Pain

in life •  8 years ago 

I’ve never really given much thought to pain. Thankfully in my life I haven’t experienced much of it. In fact when someone asked me today if I have a high tolerance for pain, I didn’t even know how to answer. Does anyone? There is no way to compare my pain to yours as I can never feel what you feel. Does your skin feel the same way my skin feels? Does your heart hurt the same way mine does? I will only ever feel my own pain so I will never know the answer.

This morning as I was about to leave for work I quickly became in, what to me was, an immense amount of pain. As I was climbing back over the fence after checking the chickens, I felt a strong burst of pain and began clutching my lower abdomen and bent over in discomfort as I walked as swiftly as I could back to the house. I went to the bathroom and yelled to my boyfriend to start googling possible explanations for this sudden, intense onset of agony. Was it my appendix? Did I have a cyst? Did I just need to take a poo? Nothing quite made sense. As I lay on the floor I thought of the possibilities and what I could do to alleviate my torture.

Matt was reading out loud the experiences of others with pain similar to mine. Most said that their pain subsided within hours. I could handle that, I thought. And if it gets worse or persists well then I would know to seek professional help. I managed to bring myself back to the bedroom and laid down to find comfort. As he lay next to me I asked him how long he would miss me if I died. A joke of course he did not think was all that funny. Within the hour the pain had substantially subsided and I made my way to work. On the drive I couldn’t get the thought out of my head. Do I have a high pain tolerance?

It reminded me of my first encounter with stinging nettle a couple of months ago. I was in the garden with Matt, digging potatoes for market. All of a sudden my leg just started burning! It was the strangest thing. Again I yelled at him and asked the pro, what in the garden could possibly do this to me. He looked around and said that it was most likely the stinging nettle I was standing on. ‘What the hell is stinging nettle?’ I screamed back at him. He answered but kept working which just infuriated me even more. I was in pain! Why wasn’t he doing anything? He assured me it would go away quickly. What does quickly mean? That is all I cared about. Would I need to endure this for the day, for the next hour? I didn’t know if I could handle that. Thankfully stinging nettle is a very short lived sting and within minutes I could not feel the pain. What a rush! I felt strong for having endured and realised that short lasting pain was very easy to tackle. But for those moments before, when I did not know the duration the pain would last, it felt unbearable.
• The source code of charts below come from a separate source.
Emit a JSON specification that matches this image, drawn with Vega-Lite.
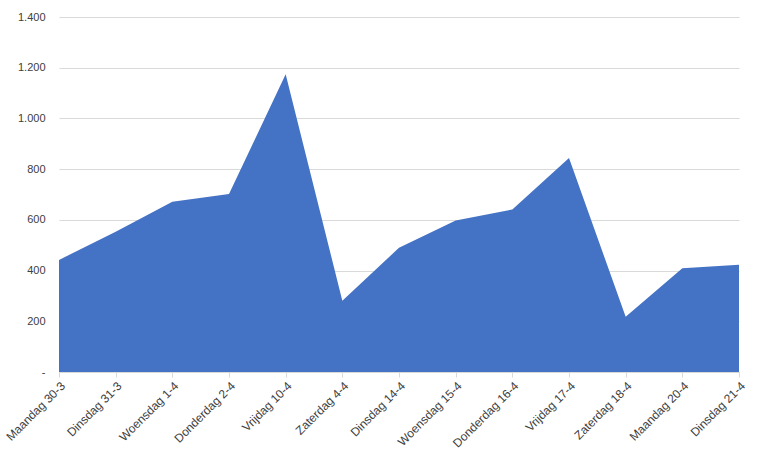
{
  "$schema": "https://vega.github.io/schema/vega-lite/v6.json",
  "width": 680,
  "height": 355,
  "autosize": "none",
  "padding": {"left": 59, "top": 17, "right": 42, "bottom": 78},
  "background": "white",
  "config": {"view": {"stroke": null}, "font": "Liberation Sans"},
  "data": {"values": [
    {"dag": "Maandag 30-3", "waarde": 442},
    {"dag": "Dinsdag 31-3", "waarde": 553},
    {"dag": "Woensdag 1-4", "waarde": 671},
    {"dag": "Donderdag 2-4", "waarde": 702},
    {"dag": "Vrijdag 10-4", "waarde": 1174},
    {"dag": "Zaterdag 4-4", "waarde": 281},
    {"dag": "Dinsdag 14-4", "waarde": 490},
    {"dag": "Woensdag 15-4", "waarde": 597},
    {"dag": "Donderdag 16-4", "waarde": 641},
    {"dag": "Vrijdag 17-4", "waarde": 844},
    {"dag": "Zaterdag 18-4", "waarde": 218},
    {"dag": "Maandag 20-4", "waarde": 409},
    {"dag": "Dinsdag 21-4", "waarde": 423}
  ]},
  "mark": {"type": "area", "color": "#4472C4", "opacity": 1},
  "encoding": {
    "x": {
      "field": "dag", "type": "ordinal", "sort": null,
      "scale": {"type": "point", "padding": 0},
      "axis": {
        "title": null, "labelAngle": -45, "labelAlign": "right", "labelBaseline": "top",
        "labelFontSize": 12, "labelColor": "#404040", "labelPadding": 3,
        "domainColor": "#d9d9d9", "tickColor": "#d9d9d9", "tickSize": 5, "grid": false
      }
    },
    "y": {
      "field": "waarde", "type": "quantitative",
      "scale": {"domain": [0, 1400], "nice": false},
      "axis": {
        "title": null, "values": [0, 200, 400, 600, 800, 1000, 1200, 1400],
        "labelExpr": "datum.value == 0 ? '-' : replace(format(datum.value, ','), ',', '.')",
        "labelFontSize": 11, "labelColor": "#404040", "labelPadding": 14,
        "domain": false, "ticks": false, "gridColor": "#d9d9d9", "gridWidth": 1
      }
    }
  }
}
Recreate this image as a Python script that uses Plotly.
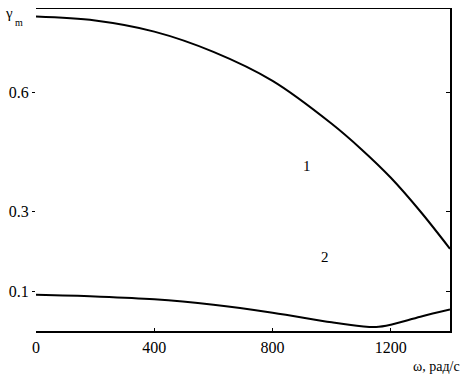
import plotly.graph_objects as go

# Curve 1
omega1 = [0, 200, 400, 600, 800, 1000, 1100, 1200, 1300, 1400]
gamma1 = [0.792, 0.782, 0.754, 0.703, 0.630, 0.522, 0.458, 0.386, 0.301, 0.207]
# Curve 2
omega2 = [0, 200, 400, 600, 800, 1000, 1100, 1150, 1200, 1300, 1400]
gamma2 = [0.091, 0.087, 0.080, 0.066, 0.046, 0.022, 0.012, 0.010, 0.016, 0.036, 0.054]

x_ticks = [0, 400, 800, 1200]
x_ticktext = ["0", "400", "800", "1200"]
y_ticks = [0.1, 0.3, 0.6]
y_ticktext = ["0.1", "0.3", "0.6"]
curve_labels = ["1", "2"]
label_pos = [(916, 0.416), (977, 0.186)]

FONT = "Liberation Serif"
tickfont = dict(family=FONT, size=16, color="black")

fig = go.Figure()
for xs, ys in ((omega1, gamma1), (omega2, gamma2)):
    fig.add_trace(go.Scatter(x=xs, y=ys, mode="lines",
                             line=dict(color="black", width=2, shape="spline", smoothing=1.0),
                             showlegend=False, hoverinfo="skip"))
# invisible trace to activate right axis
fig.add_trace(go.Scatter(x=[omega1[0]], y=[gamma1[0]], yaxis="y2", mode="markers",
                         marker=dict(opacity=0), showlegend=False, hoverinfo="skip"))

for t, (xv, yv) in zip(curve_labels, label_pos):
    fig.add_annotation(x=xv, y=yv, text=t, showarrow=False,
                       font=dict(family=FONT, size=15, color="black"))

fig.add_annotation(xref="paper", yref="paper", x=-0.08, y=1.02, xanchor="left", yanchor="top",
                   text="γ", showarrow=False, font=dict(family=FONT, size=15, color="black"))
fig.add_annotation(xref="paper", yref="paper", x=-0.055, y=0.98, xanchor="left", yanchor="top",
                   text="m", showarrow=False, font=dict(family=FONT, size=10, color="black"))
fig.add_annotation(xref="paper", yref="paper", x=0.905, y=-0.08, xanchor="left", yanchor="top",
                   text="ω, рад/с", showarrow=False, font=dict(family=FONT, size=14, color="black"))

fig.update_layout(
    width=473, height=376,
    margin=dict(l=36, r=23, t=7, b=45),
    paper_bgcolor="white", plot_bgcolor="white",
    font=dict(family=FONT, size=16, color="black"),
    xaxis=dict(range=[0, 1400], tickvals=x_ticks, ticktext=x_ticktext, tickfont=tickfont,
               showgrid=False, zeroline=False, showline=True, linecolor="black", linewidth=1.5,
               mirror=True, ticks="inside", ticklen=3, tickcolor="black",
               ticklabelstandoff=1),
    yaxis=dict(range=[0, 0.811], tickvals=y_ticks, ticktext=y_ticktext, tickfont=tickfont,
               showgrid=False, zeroline=False, showline=False,
               ticks="outside", ticklen=3, tickcolor="black", tickwidth=1),
    yaxis2=dict(range=[0, 0.811], overlaying="y", side="right", tickvals=y_ticks,
                showticklabels=False, showgrid=False, zeroline=False, showline=True,
                linecolor="black", linewidth=1.5, ticks="inside", ticklen=4, tickcolor="black"),
)

fig.write_html("out.html", config={"displayModeBar": False, "staticPlot": True},
               post_script="document.body.style.margin='0';document.body.style.overflow='hidden';")
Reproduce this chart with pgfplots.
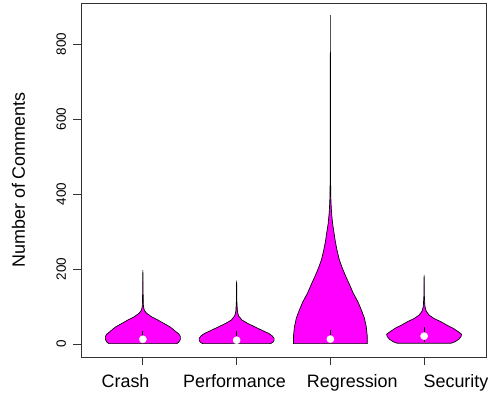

I may not know if my tolerance for pain is high or low, but I do know that it is short. I can tolerate pain that I know will end. I can concentrate on the light at the end and the belief that the pain will go away and I will feel relief, I will feel joy and I will feel myself again. But what about when you don’t know how long the pain will last? That is a burden I would not wish on anyone but that many people experience.

I know someone in pain. They have been in pain for a long time. It is not a physical pain that they struggle with but an internal pain. You can’t see it, you can’t explain it, but you know that it is there. He is much stronger than I. He has dealt with his secret pain for so long and he endures it but as time goes on and the pain does not leave, I know that it is getting harder. Depression is no different than any other illness. You feel pain, and you look for a way to relieve that pain. You wonder if it will last, if it is a phase, or if it will ever go away. To this person, and anyone else struggling in pain, please know that your pain is real. I do not know the solution, I don’t know if it will ever go away, but I will walk with you every day and search down every avenue to find your relief, your joy, and yourself again. I believe we can find a cure, please have the strength to keep looking with me. I love you with all my heart, and I am so sorry you are in pain.